Daí surge a importância da interpretação das normas e a capacidade de entender o motivo pelo qual elas existem, o que a norma quer proteger quando ela estabelece seus comandos. E daí a relevância de examinar as recomendações da Comissão de Valores Mobiliários, tal como seu ofício anual, assim como de órgãos como o Instituto Brasileiro de Governança Corporativa, para se evitar o mau uso de normas mediante intenções desviadas.

A intenção da Lei das Sociedades por Ações é firme no sentido de sempre cuidar da representatividade entre assembleia geral e conselho de administração. Justamente daí vêm os institutos do voto múltiplo e do voto em separado[1], para garantir que acionistas minoritários relevantes possam também ter sua representação no conselho, sem que isso tire a capacidade de controle pelo acionista controlador, quando existente.
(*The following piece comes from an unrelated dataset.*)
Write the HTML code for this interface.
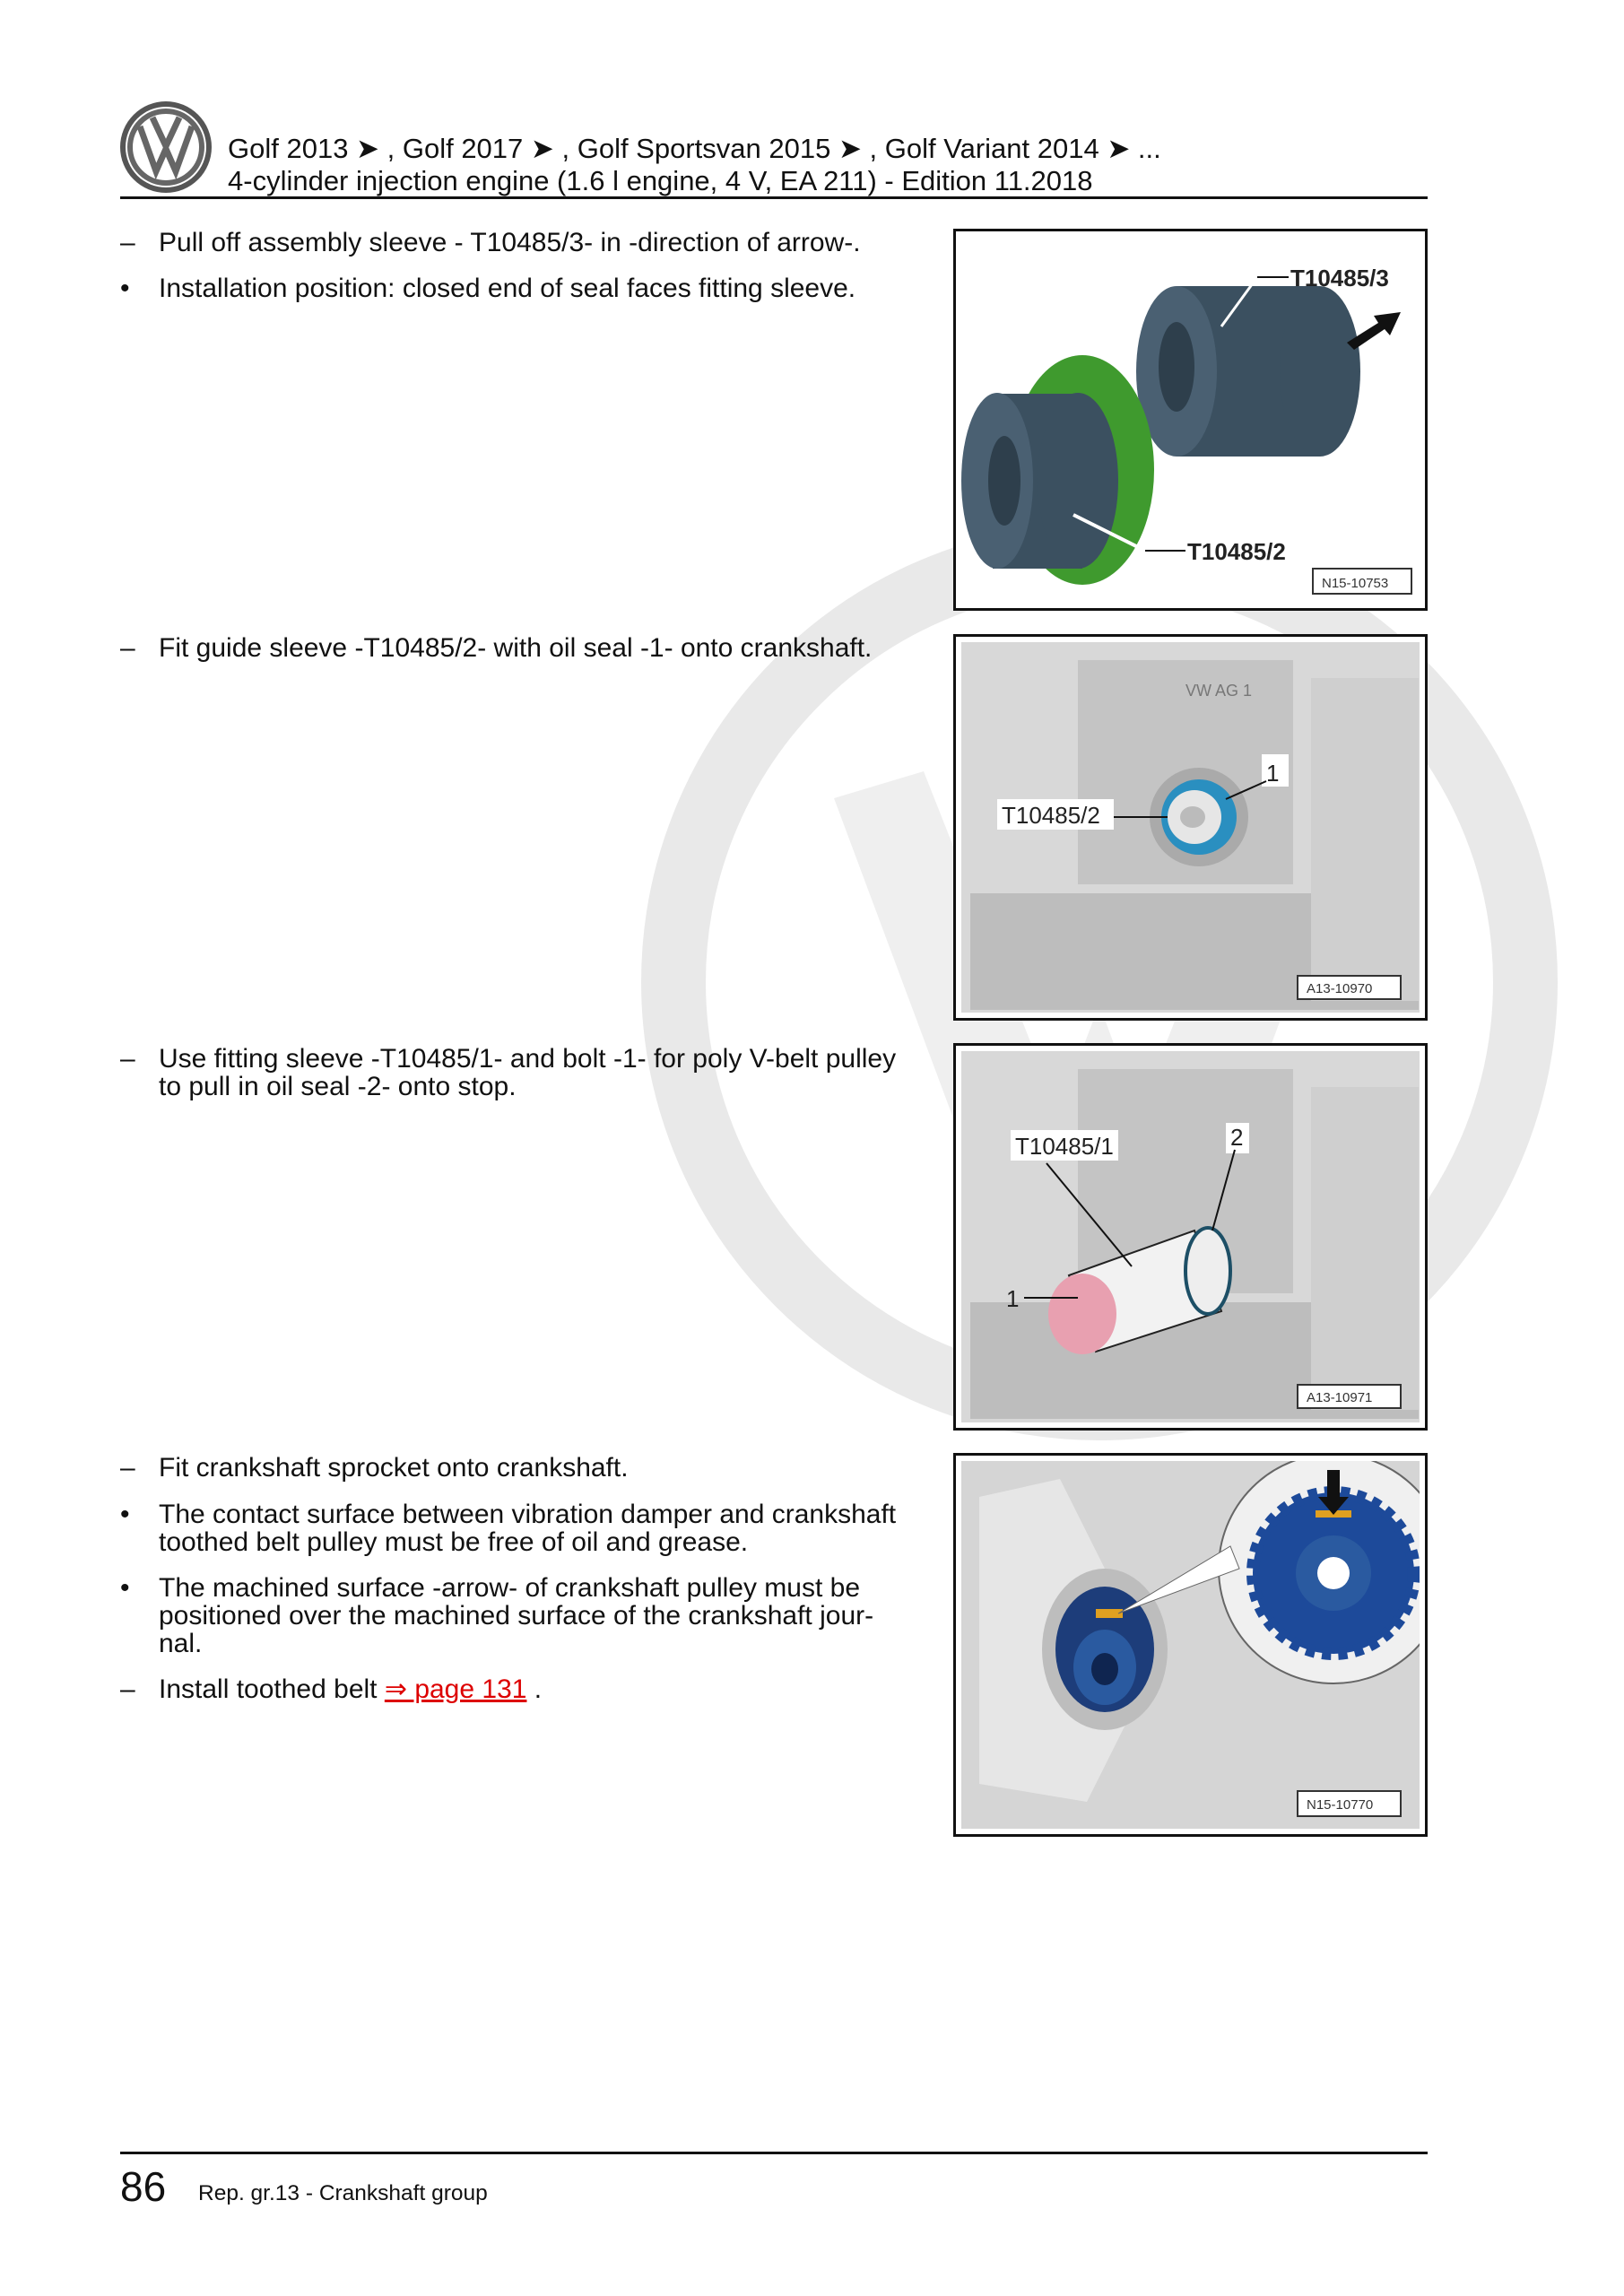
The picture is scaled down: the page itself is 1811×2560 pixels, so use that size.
<!DOCTYPE html>
<html><head><meta charset="utf-8">
<style>
html,body{margin:0;padding:0;background:#fff;}
body{width:1811px;height:2560px;position:relative;overflow:hidden;font-family:"Liberation Sans",Arial,sans-serif;color:#111;}
.t{position:absolute;font-size:30px;line-height:31px;white-space:nowrap;}
.m{position:absolute;left:134px;font-size:30px;line-height:31px;}
.fig{position:absolute;left:1063px;width:529px;border:3px solid #111;box-sizing:border-box;background:#fff;overflow:hidden;}
.fig svg{position:absolute;left:6px;top:6px;}
a{color:#d00;text-decoration:underline;}
</style></head><body>

<!-- watermark -->
<svg style="position:absolute;left:0;top:0" width="1811" height="2560">
 <circle cx="1226" cy="1095" r="475" fill="none" stroke="#e9e9e9" stroke-width="72"/>
 <polygon points="930,890 1030,860 1180,1240 1226,1120 1270,1240 1420,860 1520,890 1300,1480 1226,1300 1150,1480" fill="#efefef"/>
</svg>

<!-- header -->
<svg style="position:absolute;left:132px;top:111px" width="106" height="106">
 <circle cx="53" cy="53" r="51" fill="#555"/>
 <circle cx="53" cy="53" r="45" fill="#fff"/>
 <circle cx="53" cy="53" r="40" fill="none" stroke="#666" stroke-width="6"/>
 <polyline points="24,30 42,80 53,55 64,80 82,30" fill="none" stroke="#666" stroke-width="7"/>
 <polyline points="38,20 53,52 68,20" fill="none" stroke="#666" stroke-width="7"/>
</svg>
<div class="t" style="left:254px;top:150px;font-size:31px">Golf 2013 ➤ , Golf 2017 ➤ , Golf Sportsvan 2015 ➤ , Golf Variant 2014 ➤ ...</div>
<div class="t" style="left:254px;top:186px;font-size:31px">4-cylinder injection engine (1.6 l engine, 4 V, EA 211) - Edition 11.2018</div>
<div style="position:absolute;left:134px;top:219px;width:1458px;height:3px;background:#111"></div>

<!-- text blocks -->
<div class="m" style="top:255px">–</div><div class="t" style="left:177px;top:255px">Pull off assembly sleeve - T10485/3- in -direction of arrow-.</div>
<div class="m" style="top:306px">•</div><div class="t" style="left:177px;top:306px">Installation position: closed end of seal faces fitting sleeve.</div>

<div class="m" style="top:707px">–</div><div class="t" style="left:177px;top:707px">Fit guide sleeve -T10485/2- with oil seal -1- onto crankshaft.</div>

<div class="m" style="top:1165px">–</div><div class="t" style="left:177px;top:1165px">Use fitting sleeve -T10485/1- and bolt -1- for poly V-belt pulley<br>to pull in oil seal -2- onto stop.</div>

<div class="m" style="top:1621px">–</div><div class="t" style="left:177px;top:1621px">Fit crankshaft sprocket onto crankshaft.</div>
<div class="m" style="top:1673px">•</div><div class="t" style="left:177px;top:1673px">The contact surface between vibration damper and crankshaft<br>toothed belt pulley must be free of oil and grease.</div>
<div class="m" style="top:1755px">•</div><div class="t" style="left:177px;top:1755px">The machined surface -arrow- of crankshaft pulley must be<br>positioned over the machined surface of the crankshaft jour-<br>nal.</div>
<div class="m" style="top:1868px">–</div><div class="t" style="left:177px;top:1868px">Install toothed belt <a>⇒ page 131</a> .</div>

<!-- fig 1 -->
<div class="fig" style="top:255px;height:426px">
<svg width="511" height="408">
 <rect width="511" height="408" fill="#fff"/>
 <!-- right cylinder -->
 <rect x="240" y="55" width="160" height="190" fill="#3b5060"/>
 <ellipse cx="400" cy="150" rx="45" ry="95" fill="#3b5060"/>
 <ellipse cx="240" cy="150" rx="45" ry="95" fill="#4a6072"/>
 <ellipse cx="240" cy="145" rx="20" ry="50" fill="#2e3f4c"/>
 <!-- left piece -->
 <ellipse cx="135" cy="260" rx="80" ry="128" fill="#3f9a2e"/>
 <rect x="35" y="175" width="100" height="195" fill="#3b5060"/>
 <ellipse cx="130" cy="272" rx="45" ry="98" fill="#3b5060"/>
 <ellipse cx="40" cy="272" rx="40" ry="98" fill="#4a6072"/>
 <ellipse cx="48" cy="272" rx="18" ry="50" fill="#2e3f4c"/>
 <polygon points="430,118 465,96 460,88 490,84 478,110 472,103 438,126" fill="#111"/>
 <line x1="290" y1="100" x2="330" y2="45" stroke="#fff" stroke-width="3"/>
 <line x1="330" y1="45" x2="365" y2="45" stroke="#111" stroke-width="2"/>
 <text x="367" y="55" font-size="26" font-weight="bold" fill="#222">T10485/3</text>
 <line x1="125" y1="310" x2="205" y2="350" stroke="#fff" stroke-width="4"/>
 <line x1="205" y1="350" x2="250" y2="350" stroke="#111" stroke-width="2"/>
 <text x="252" y="360" font-size="26" font-weight="bold" fill="#222">T10485/2</text>
 <rect x="392" y="370" width="110" height="28" fill="#fff" stroke="#333" stroke-width="2"/>
 <text x="402" y="391" font-size="15" fill="#333">N15-10753</text>
</svg></div>

<!-- fig 2 -->
<div class="fig" style="top:707px;height:431px">
<svg width="511" height="413">
 <rect width="511" height="413" fill="#d8d8d8"/>
 <rect x="130" y="20" width="240" height="250" fill="#c4c4c4"/>
 <rect x="10" y="280" width="500" height="130" fill="#bdbdbd"/>
 <rect x="390" y="40" width="120" height="360" fill="#cfcfcf"/>
 <text x="250" y="60" font-size="18" fill="#777">VW AG 1</text>
 <ellipse cx="265" cy="195" rx="55" ry="55" fill="#aaa"/>
 <ellipse cx="265" cy="195" rx="42" ry="42" fill="#2a8fc0"/>
 <ellipse cx="260" cy="195" rx="30" ry="30" fill="#e6e6e6"/>
 <ellipse cx="258" cy="195" rx="14" ry="12" fill="#bbb"/>
 <rect x="40" y="175" width="130" height="34" fill="#fff"/>
 <text x="45" y="202" font-size="26" fill="#222">T10485/2</text>
 <line x1="170" y1="195" x2="230" y2="195" stroke="#111" stroke-width="2"/>
 <rect x="335" y="125" width="30" height="36" fill="#fff"/>
 <text x="340" y="155" font-size="26" fill="#222">1</text>
 <line x1="340" y1="155" x2="295" y2="175" stroke="#111" stroke-width="2"/>
 <rect x="375" y="372" width="115" height="26" fill="#fff" stroke="#333" stroke-width="2"/>
 <text x="385" y="391" font-size="15" fill="#333">A13-10970</text>
</svg></div>

<!-- fig 3 -->
<div class="fig" style="top:1163px;height:432px">
<svg width="511" height="414">
 <rect width="511" height="414" fill="#d8d8d8"/>
 <rect x="130" y="20" width="240" height="250" fill="#c4c4c4"/>
 <rect x="10" y="280" width="500" height="130" fill="#bdbdbd"/>
 <rect x="390" y="40" width="120" height="360" fill="#cfcfcf"/>
 <polygon points="120,250 260,200 290,290 150,335" fill="#f2f2f2" stroke="#222" stroke-width="2"/>
 <ellipse cx="275" cy="245" rx="25" ry="48" fill="#eee" stroke="#1d4f66" stroke-width="4"/>
 <ellipse cx="135" cy="293" rx="38" ry="45" fill="#e8a0b0"/>
 <rect x="55" y="88" width="120" height="34" fill="#fff"/>
 <text x="60" y="115" font-size="26" fill="#222">T10485/1</text>
 <line x1="95" y1="125" x2="190" y2="240" stroke="#111" stroke-width="2"/>
 <rect x="295" y="80" width="26" height="34" fill="#fff"/>
 <text x="300" y="105" font-size="26" fill="#222">2</text>
 <line x1="305" y1="110" x2="280" y2="200" stroke="#111" stroke-width="2"/>
 <text x="50" y="285" font-size="26" fill="#222">1</text>
 <line x1="70" y1="275" x2="130" y2="275" stroke="#111" stroke-width="2"/>
 <rect x="375" y="372" width="115" height="26" fill="#fff" stroke="#333" stroke-width="2"/>
 <text x="385" y="391" font-size="15" fill="#333">A13-10971</text>
</svg></div>

<!-- fig 4 -->
<div class="fig" style="top:1620px;height:428px">
<svg width="511" height="410">
 <rect width="511" height="410" fill="#d5d5d5"/>
 <path d="M20,40 L110,20 L160,120 L200,260 L140,380 L20,360 Z" fill="#e6e6e6"/>
 <ellipse cx="160" cy="210" rx="70" ry="90" fill="#bdbdbd"/>
 <ellipse cx="160" cy="210" rx="55" ry="70" fill="#1d3d7a"/>
 <ellipse cx="160" cy="230" rx="35" ry="42" fill="#2a5aa0"/>
 <ellipse cx="160" cy="232" rx="15" ry="18" fill="#0f2550"/>
 <rect x="150" y="165" width="30" height="10" fill="#e0a020"/>
 <circle cx="415" cy="120" r="128" fill="#f0f0f0" stroke="#666" stroke-width="2"/>
 <circle cx="415" cy="125" r="90" fill="#1d4a9a" stroke="#1d4a9a" stroke-width="14" stroke-dasharray="10 8"/>
 <circle cx="415" cy="125" r="42" fill="#2a5aa0"/>
 <circle cx="415" cy="125" r="18" fill="#fff"/>
 <rect x="395" y="55" width="40" height="8" fill="#e0a020"/>
 <polygon points="408,10 422,10 422,40 432,40 415,60 398,40 408,40" fill="#111"/>
 <polygon points="175,170 300,95 310,120" fill="#fff" stroke="#666"/>
 <rect x="375" y="368" width="115" height="28" fill="#fff" stroke="#333" stroke-width="2"/>
 <text x="385" y="388" font-size="15" fill="#333">N15-10770</text>
</svg></div>

<!-- footer -->
<div style="position:absolute;left:134px;top:2399px;width:1458px;height:3px;background:#111"></div>
<div class="t" style="left:134px;top:2413px;font-size:46px;line-height:50px">86</div>
<div class="t" style="left:221px;top:2430px;font-size:24.5px">Rep. gr.13 - Crankshaft group</div>
</body></html>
Outro artigo que tem essa intenção é o artigo 150 da Lei das Sociedades por Ações[2], que estabelece que o conselho de administração pode nomear substitutos no caso de vacância de cargo. A primeira parte do dispositivo assevera que o membro efetivo deve ser eleito na próxima assembleia geral quando se tratar de apenas um conselheiro, enquanto a segunda parte enuncia a necessidade de se convocar imediatamente uma assembleia geral no caso de vacância da maioria dos cargos.

Ou seja, há um equilíbrio entre manter a operacionalidade do conselho de administração, e, de outro lado, retomar de forma célere a representatividade entre assembleia e conselho. O regime de urgência é dado no caso de vacância de maioria dos cargos, para que a assembleia não veja um conselho que ela não elegeu tomando decisões definitivas em relação à companhia, por tempo maior do que o necessário.

Assim, vê-se que somente ler a letra fria da lei não serve. O motivo pelo qual ela existe informa como ela deve ser interpretada. E, no caso específico do conselho de administração, o tema principal é representatividade, dando espaço para que todos os acionistas possam participar e influenciar o processo, naturalmente observando todo o marco regulatório aplicável.

Ainda vemos muitos conselhos de administração não sendo diligentes e cumpridores dos seus deveres quando se trata da destituição e eleição de seus próprios membros. Certamente humano, mas justamente por isso existem normas e mecanismos de supervisão e punição na regulação brasileira para que isso seja diminuído e novos hábitos sejam criados.

Como dito, é importante que acionistas e operadores estejam devidamente munidos da atenção e do conhecimento necessários, para que as normas possam ser devidamente implementadas seguindo o fim para o qual elas foram concebidas.

 

[1] Ambos os procedimentos são previstos no artigo 141 da Lei das Sociedades por Ações, sendo o voto múltiplo no caput do no artigo 141 e o voto em separado no §4º e seguintes do mesmo artigo.

[2] “Art. 150. No caso de vacância do cargo de conselheiro, salvo disposição em contrário do estatuto, o substituto será nomeado pelos conselheiros remanescentes e servirá até a primeira assembléia-geral. Se ocorrer vacância da maioria dos cargos, a assembléia-geral será convocada para proceder a nova eleição.”